May 9, 2018

“Frank Stella Unbound” at PU Art Museum

“THE CABIN, AHAB, AND STARBUCK”: “Frank Stella Unbound: Literature and Printmaking,” at the Princeton University Art Museum from May 19 to September 23, focuses on the role of literature in Frank Stella’s innovative printmaking. The exhibit commemorates the 60th reunion of Stella, PU Class of 1958.

Between 1984 and 1999, American artist Frank Stella executed four groundbreaking print series — each taking its inspiration from a literary text: Had Gadya, Italian Folktales, Moby-Dick, and the Dictionary of Imaginary Places. In the process, his creative practice evolved to create prints of unprecedented scale and complexity, through which he both achieved a technical and expressive milestone in fine-art printmaking and transformed his visual language in all media.

Frank Stella Unbound: Literature and Printmaking” will present 41 prints from Stella’s four literary print series, alongside historical editions of their literary catalysts. This exhibition focuses on the critical role that world literature played in Stella’s powerful exploration of the print medium and will be on view at the Princeton University Art Museum, from May 19 through Sept. 23.

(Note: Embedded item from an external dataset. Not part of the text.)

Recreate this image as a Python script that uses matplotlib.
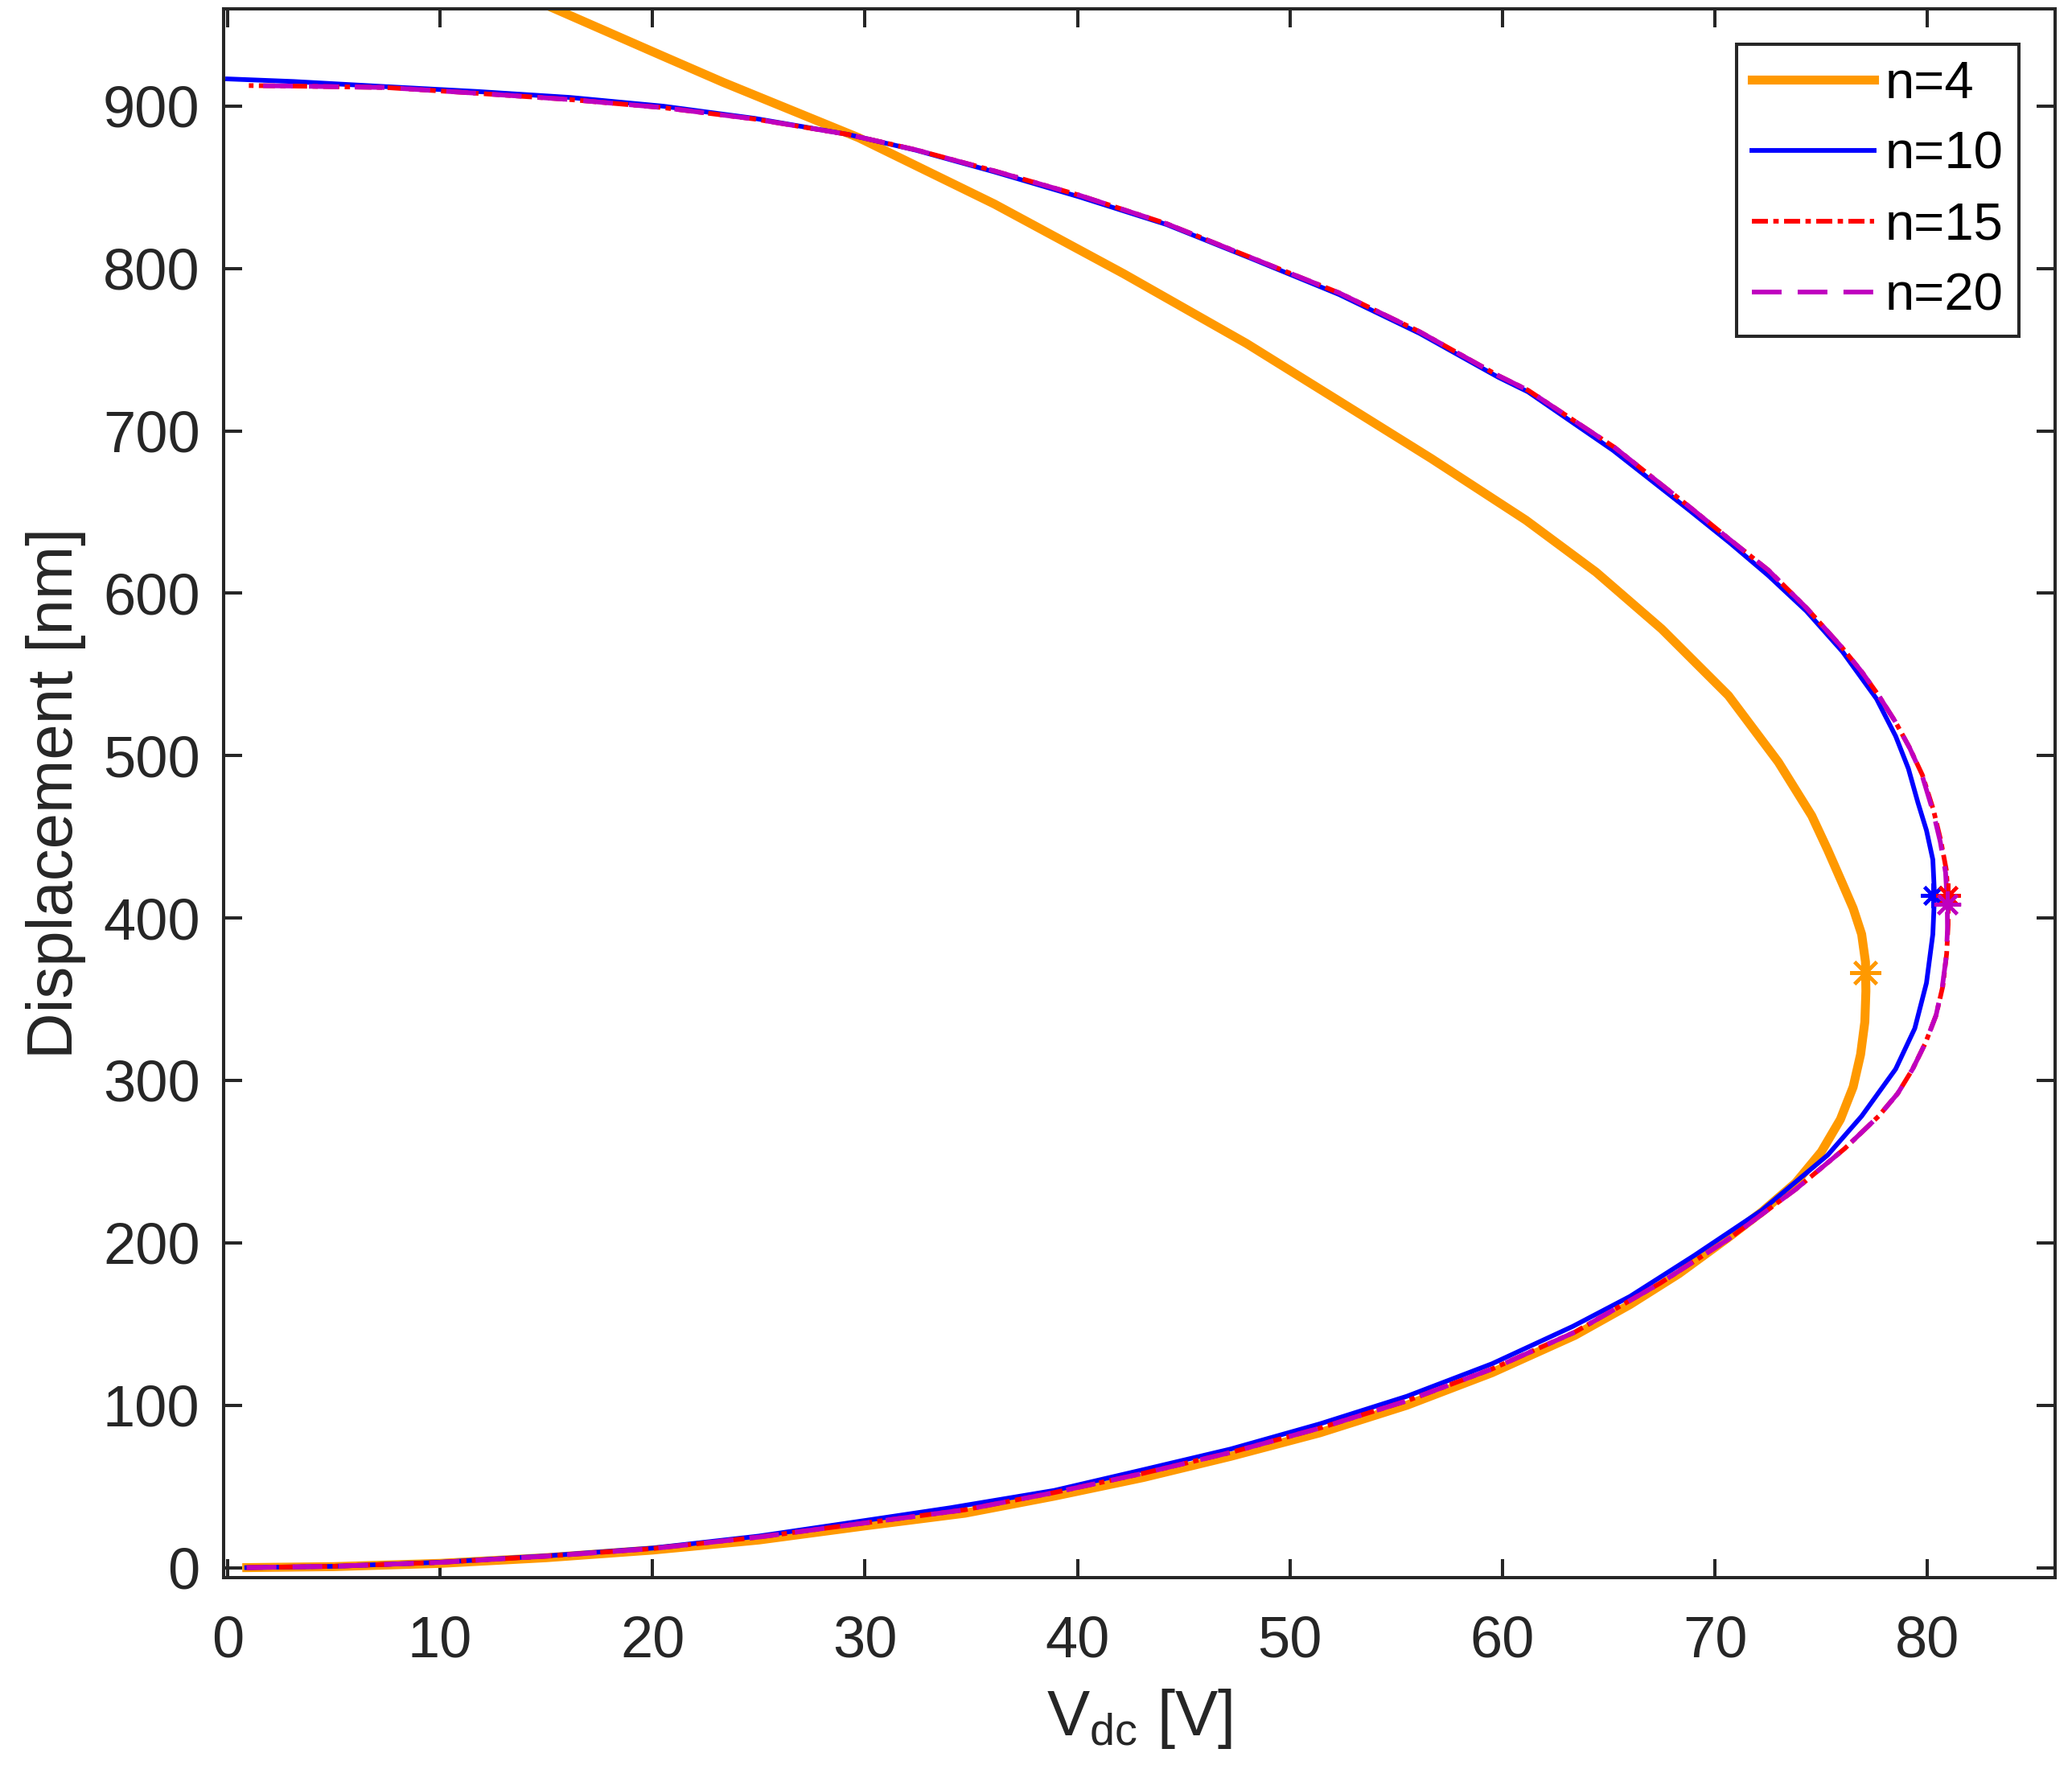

“The Museum is honored to be the first to closely examine Frank Stella’s richly evocative relationship with literature on the auspicious occasion of his 60th reunion at Princeton,” said James Steward, Nancy A. Nasher — David J. Haemisegger, Class of 1976, director. “To experience these vibrant and life-affirming works on paper allows us to more fully grasp the artist’s rigorous process and his extraordinary range of interests.”

Frank Stella is celebrated worldwide for his decades-long investigations of expressive abstraction in both two — and three — dimensional media. Both his early hard-edged work from the late 1950s and 1960s and his later efforts to break the flat plane of paintings are among the most groundbreaking moments in the art of the past 50 years. His work has been exhibited and collected by major museums around the world.

The Princeton University Art Museum is located at the heart of the Princeton campus. Admission is free. Museum hours are Tuesday, Wednesday, Friday, and Saturday 10 a.m. to 5 p.m.; Thursday 10 a.m. to 9 p.m.; and Sunday 12 to 5 p.m.